GLPocket: A Multi-Scale Representation Learning Approach for Protein Binding Site Prediction

Peiying Li, Yongchang Liu, Shikui Tu, Lei Xu

Proceedings of the Thirty-Second International Joint Conference on Artificial Intelligence
Main Track. Pages 4821-4828. https://doi.org/10.24963/ijcai.2023/536

Protein binding site prediction is an important prerequisite for the discovery of new drugs. Usually, natural 3D U-Net is adopted as the standard site prediction framework to do per-voxel binary mask classification. However, this scheme only performs feature extraction for single-scale samples, which may bring the loss of global or local information, resulting in incomplete, artifacted or even missed predictions.
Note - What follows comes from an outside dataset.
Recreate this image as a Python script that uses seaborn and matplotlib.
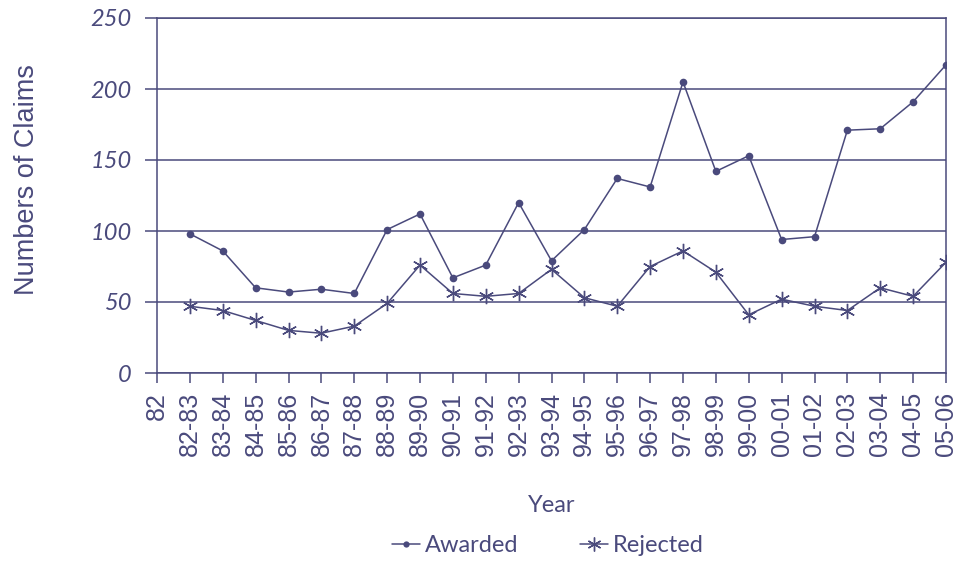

To tackle this issue, we propose a network called GLPocket, which is based on the Lmser (Least mean square error reconstruction) network and utilizes multi-scale representation to predict binding sites. Firstly, GLPocket uses Target Cropping Block (TCB) for targeted prediction. TCB selects the local interested feature from the global representations to perform concentrated prediction, and reduces the volume of feature maps to be calculated by 82% without adding additional parameters. It integrates global distribution information into local regions, making prediction more concentrated on decoding stage. Secondly, GLPocket establishes long-range relationship of patches within the local region with Transformer Block (TB), to enrich local context semantic information. Experiments show that GLPocket improves by 0.5%-4% on DCA Top-n prediction compared with previous state-of-the-art methods on four datasets. Our code has been released in https://github.com/CMACH508/GLPocket.
Keywords:
Multidisciplinary Topics and Applications: MDA: Bioinformatics
Computer Vision: CV: Biomedical image analysis